• WRITTEN REQUEST: Print exactly the lines from the first one down to the line containing "var y = d3.scaleLinear().domain([500, 620]).range([pB, pT]);", both ends included, with no pictures and nothing else.

**** SUPPLIED INFORMATION

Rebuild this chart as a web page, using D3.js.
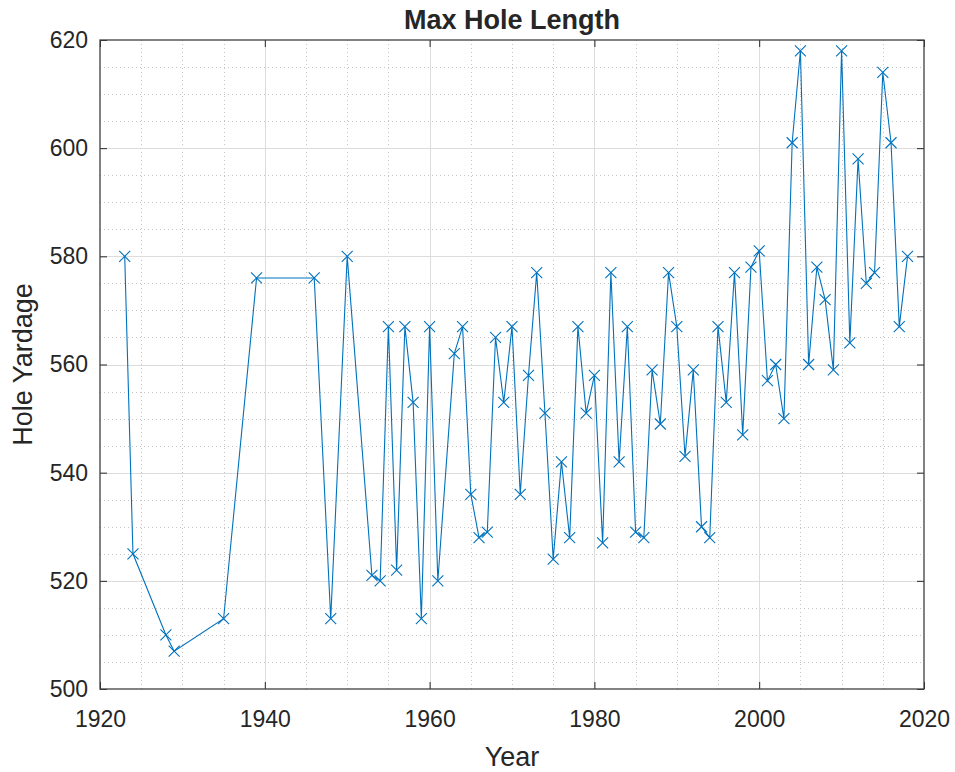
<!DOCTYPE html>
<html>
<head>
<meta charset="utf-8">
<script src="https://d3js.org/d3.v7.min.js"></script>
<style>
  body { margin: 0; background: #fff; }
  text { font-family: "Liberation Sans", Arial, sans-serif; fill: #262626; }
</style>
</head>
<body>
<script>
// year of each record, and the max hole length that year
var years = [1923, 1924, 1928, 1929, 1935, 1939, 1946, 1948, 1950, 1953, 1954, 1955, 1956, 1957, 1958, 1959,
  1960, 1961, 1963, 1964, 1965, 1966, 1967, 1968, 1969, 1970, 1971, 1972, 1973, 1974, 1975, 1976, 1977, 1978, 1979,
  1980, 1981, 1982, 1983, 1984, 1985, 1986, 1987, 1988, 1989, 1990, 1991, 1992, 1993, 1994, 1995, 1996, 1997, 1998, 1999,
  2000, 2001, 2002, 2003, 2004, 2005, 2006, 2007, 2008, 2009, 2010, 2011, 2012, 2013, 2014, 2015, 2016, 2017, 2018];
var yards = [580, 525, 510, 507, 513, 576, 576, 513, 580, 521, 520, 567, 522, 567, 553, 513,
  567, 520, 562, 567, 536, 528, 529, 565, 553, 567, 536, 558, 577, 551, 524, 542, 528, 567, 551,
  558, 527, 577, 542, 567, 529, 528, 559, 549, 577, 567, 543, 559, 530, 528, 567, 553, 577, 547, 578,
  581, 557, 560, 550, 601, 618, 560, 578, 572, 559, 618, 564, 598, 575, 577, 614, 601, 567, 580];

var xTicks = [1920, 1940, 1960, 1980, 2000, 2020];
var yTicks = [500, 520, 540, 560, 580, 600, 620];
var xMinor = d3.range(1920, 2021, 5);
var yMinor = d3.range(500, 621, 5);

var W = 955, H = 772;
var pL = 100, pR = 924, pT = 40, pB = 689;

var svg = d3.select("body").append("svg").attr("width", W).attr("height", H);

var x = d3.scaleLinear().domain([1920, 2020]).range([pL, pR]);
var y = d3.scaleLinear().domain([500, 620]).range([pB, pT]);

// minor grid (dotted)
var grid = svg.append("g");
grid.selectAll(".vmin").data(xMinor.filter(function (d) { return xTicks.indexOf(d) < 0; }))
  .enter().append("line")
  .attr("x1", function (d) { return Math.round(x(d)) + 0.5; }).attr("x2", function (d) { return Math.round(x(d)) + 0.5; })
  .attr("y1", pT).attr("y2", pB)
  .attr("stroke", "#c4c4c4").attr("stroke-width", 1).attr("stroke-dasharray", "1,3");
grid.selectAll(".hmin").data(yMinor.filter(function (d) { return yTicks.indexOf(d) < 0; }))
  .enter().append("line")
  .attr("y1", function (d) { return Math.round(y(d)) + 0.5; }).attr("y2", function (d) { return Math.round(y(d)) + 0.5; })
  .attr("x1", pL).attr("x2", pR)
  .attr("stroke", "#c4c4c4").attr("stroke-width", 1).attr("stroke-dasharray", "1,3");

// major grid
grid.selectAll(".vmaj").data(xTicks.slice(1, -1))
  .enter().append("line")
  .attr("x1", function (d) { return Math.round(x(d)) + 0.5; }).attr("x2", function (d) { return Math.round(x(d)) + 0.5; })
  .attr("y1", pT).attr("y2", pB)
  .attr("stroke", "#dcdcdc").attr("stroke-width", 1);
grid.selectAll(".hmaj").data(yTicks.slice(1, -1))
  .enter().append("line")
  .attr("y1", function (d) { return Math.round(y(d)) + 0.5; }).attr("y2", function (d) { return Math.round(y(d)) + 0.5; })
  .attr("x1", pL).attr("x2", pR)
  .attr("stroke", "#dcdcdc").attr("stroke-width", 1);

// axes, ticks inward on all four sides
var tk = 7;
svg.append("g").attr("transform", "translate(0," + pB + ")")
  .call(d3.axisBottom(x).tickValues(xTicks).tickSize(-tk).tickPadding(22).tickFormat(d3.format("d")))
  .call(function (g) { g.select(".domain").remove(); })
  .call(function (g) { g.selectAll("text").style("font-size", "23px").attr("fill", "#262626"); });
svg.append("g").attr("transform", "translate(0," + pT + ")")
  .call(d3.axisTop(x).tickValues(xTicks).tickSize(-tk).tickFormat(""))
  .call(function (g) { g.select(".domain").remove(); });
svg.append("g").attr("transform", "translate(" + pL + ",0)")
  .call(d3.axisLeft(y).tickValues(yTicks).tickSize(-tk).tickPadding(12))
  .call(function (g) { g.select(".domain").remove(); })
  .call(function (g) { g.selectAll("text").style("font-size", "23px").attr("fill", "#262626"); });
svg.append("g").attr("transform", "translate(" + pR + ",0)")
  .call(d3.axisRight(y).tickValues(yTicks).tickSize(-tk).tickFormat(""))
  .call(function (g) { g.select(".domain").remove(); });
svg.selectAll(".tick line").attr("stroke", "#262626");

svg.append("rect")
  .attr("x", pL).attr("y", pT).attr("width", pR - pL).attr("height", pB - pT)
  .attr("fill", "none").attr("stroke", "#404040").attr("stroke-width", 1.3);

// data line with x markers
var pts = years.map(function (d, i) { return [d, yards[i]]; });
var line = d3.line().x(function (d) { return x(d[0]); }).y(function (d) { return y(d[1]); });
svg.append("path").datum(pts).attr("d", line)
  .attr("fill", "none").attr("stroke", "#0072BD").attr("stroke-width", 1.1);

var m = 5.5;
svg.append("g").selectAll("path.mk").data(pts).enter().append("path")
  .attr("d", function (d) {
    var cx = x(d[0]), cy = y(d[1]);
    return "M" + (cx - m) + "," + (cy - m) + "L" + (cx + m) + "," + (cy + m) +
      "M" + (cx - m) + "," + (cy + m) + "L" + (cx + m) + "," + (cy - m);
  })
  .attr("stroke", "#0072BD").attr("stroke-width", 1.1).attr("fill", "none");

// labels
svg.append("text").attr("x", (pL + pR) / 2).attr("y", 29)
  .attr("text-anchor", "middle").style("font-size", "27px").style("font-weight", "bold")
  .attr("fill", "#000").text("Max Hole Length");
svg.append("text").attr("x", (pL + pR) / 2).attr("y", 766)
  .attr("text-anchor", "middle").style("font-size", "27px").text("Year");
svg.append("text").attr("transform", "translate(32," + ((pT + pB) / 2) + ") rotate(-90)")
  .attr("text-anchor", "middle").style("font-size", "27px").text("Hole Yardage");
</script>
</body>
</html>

********

• RESPONSE BELOW:
Rebuild this chart as a web page, using D3.js.
<!DOCTYPE html>
<html>
<head>
<meta charset="utf-8">
<script src="https://d3js.org/d3.v7.min.js"></script>
<style>
  body { margin: 0; background: #fff; }
  text { font-family: "Liberation Sans", Arial, sans-serif; fill: #262626; }
</style>
</head>
<body>
<script>
// year of each record, and the max hole length that year
var years = [1923, 1924, 1928, 1929, 1935, 1939, 1946, 1948, 1950, 1953, 1954, 1955, 1956, 1957, 1958, 1959,
  1960, 1961, 1963, 1964, 1965, 1966, 1967, 1968, 1969, 1970, 1971, 1972, 1973, 1974, 1975, 1976, 1977, 1978, 1979,
  1980, 1981, 1982, 1983, 1984, 1985, 1986, 1987, 1988, 1989, 1990, 1991, 1992, 1993, 1994, 1995, 1996, 1997, 1998, 1999,
  2000, 2001, 2002, 2003, 2004, 2005, 2006, 2007, 2008, 2009, 2010, 2011, 2012, 2013, 2014, 2015, 2016, 2017, 2018];
var yards = [580, 525, 510, 507, 513, 576, 576, 513, 580, 521, 520, 567, 522, 567, 553, 513,
  567, 520, 562, 567, 536, 528, 529, 565, 553, 567, 536, 558, 577, 551, 524, 542, 528, 567, 551,
  558, 527, 577, 542, 567, 529, 528, 559, 549, 577, 567, 543, 559, 530, 528, 567, 553, 577, 547, 578,
  581, 557, 560, 550, 601, 618, 560, 578, 572, 559, 618, 564, 598, 575, 577, 614, 601, 567, 580];

var xTicks = [1920, 1940, 1960, 1980, 2000, 2020];
var yTicks = [500, 520, 540, 560, 580, 600, 620];
var xMinor = d3.range(1920, 2021, 5);
var yMinor = d3.range(500, 621, 5);

var W = 955, H = 772;
var pL = 100, pR = 924, pT = 40, pB = 689;

var svg = d3.select("body").append("svg").attr("width", W).attr("height", H);

var x = d3.scaleLinear().domain([1920, 2020]).range([pL, pR]);
var y = d3.scaleLinear().domain([500, 620]).range([pB, pT]);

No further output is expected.